Rosilene: o número de pessoas envolvidas direta ou indiretamente na produção e difusão da literatura de cordel no Brasil é muito grande e não temos uma estimativa em números concretos. Somente através de um recenseamento teríamos condições de expressar quantitativamente a presença do cordel no país. O dossiê do registro produzido pelo IPHAN realizou 140 entrevistas. No entanto, não havia possibilidade de entrevistar todas as pessoas envolvidas. O que posso dizer é que este número não representa a totalidade desta comunidade, mas é importante informar que além das entrevistas realizamos diversas reuniões com os poetas, pesquisadores, proprietários de editoras especializadas, xilógrafos, declamadores e representantes de instituições de pesquisa em diversas cidades do país, para discussão acerca do significado deste registro e para a construção de recomendações de salvaguarda.
Como define os cordelistas brasileiros?
Rosilene: creio que este momento é muito importante para a literatura de cordel e para a nossa geração que teve a oportunidade de concretizar este registro. Costumo dizer que estamos prestando, também, uma homenagem e reconhecimento a todas as pessoas que no passado se dedicaram à difusão da literatura brasileira nas praças, feiras, mercados populares e não foram reconhecidas como escritores. A sociedade brasileira reproduz, no plano cultural, a exclusão social e econômica de grande parte da população que não tem acesso ao livro e a leitura como um direito de todos. Os poetas de cordel são pessoas obstinadas em levar a poesia aos lugares mais distantes e traduzem para a linguagem do verso rimado e metrificado a opinião pública, os valores sociais e até mesmo os preconceitos que precisamos combater. Sou muito grata pela oportunidade de ter feito parte de uma excelente equipe de trabalho, sob a coordenação do Centro Nacional de Folclore e Cultura Popular e do Instituto do Patrimônio Histórico e Artístico Nacional que reuniu muitas pessoas que se empenharam com extremo zelo para fazer o melhor. Me sinto muito honrada, como servidora pública, de ter dedicado muitos anos a este trabalho para deixar este legado às futuras gerações.

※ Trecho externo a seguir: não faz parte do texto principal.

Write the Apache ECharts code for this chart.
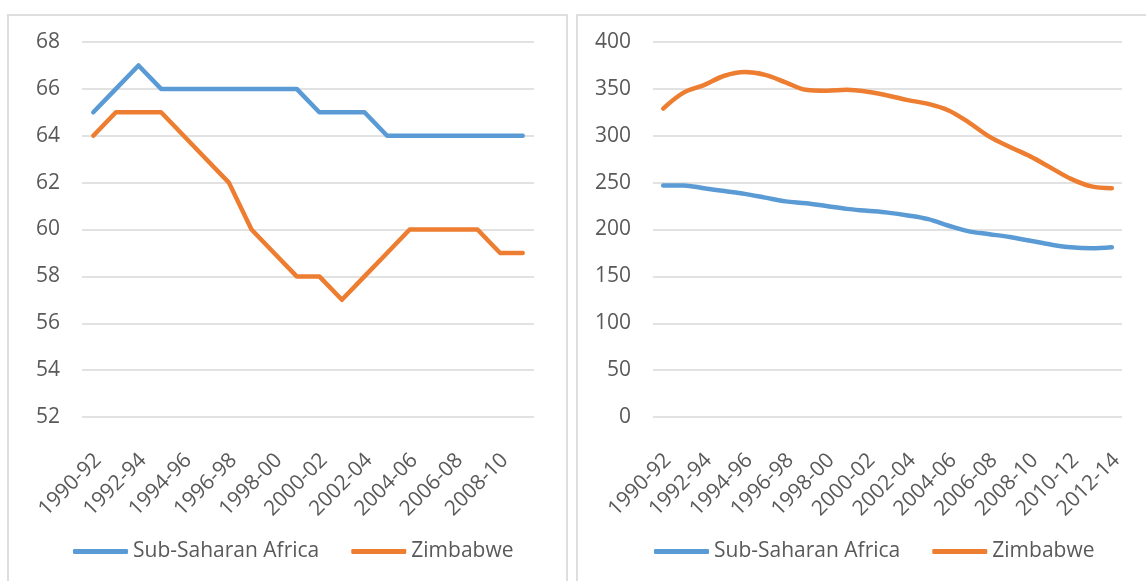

OPINIÃO DO POETA MARCO HAURÉLIO:

O CORDEL É PATRIMÔNIO CULTURAL DESTE PAÍS

O cordel sempre foi um patrimônio histórico, cultural, imaterial, material, afetivo, linguístico do povo brasileiro. Ontem, no Rio de Janeiro, veio o reconhecimento institucional 'quae sera tamen'.
São muitas vozes que, desde sempre, se empenharam para que tal chancela viesse. Participei de muitas reuniões, acompanhei o trabalho competente da professora Rosilene Melo e sua equipe, o pedido feito pela ABLC, com o aval dos poetas presentes a um encontro em Brasília em 2010, as discussões ora ásperas, ora amenas acerca de questões conceituais e outras menos importantes.
Falo de Rosilene e dos membros de sua equipe que viajaram o Brasil, colhendo depoimentos, registrando histórias, pesquisando acervos e dando voz aos protagonistas do gênero poético que é, a um só tempo, letra e voz.
E agora? O que virá? Sinceramente, não sei, mas espero que não cruzemos os braços, aceitando, passivamente, a tutela do estado, ou o afago de uma mão paternal. Lutemos por políticas públicas, transparências nos editais e a inclusão do cordel na educação, sem a caricatura e o falso pitoresco nos quais alguns desavisados o embalam para consumo.
Que ele seja sempre a "literatura do coração" preconizada pelo saudoso vate Manuel Caboclo, a poesia que, há várias gerações, embala os serões das noites sertanejas e ameniza a saudade dos que partem para o reino do Vai-Não-Torna, acalentando o sonho de muitos brasileiros.
Sigamos esperançosos, mas, também, vigilantes.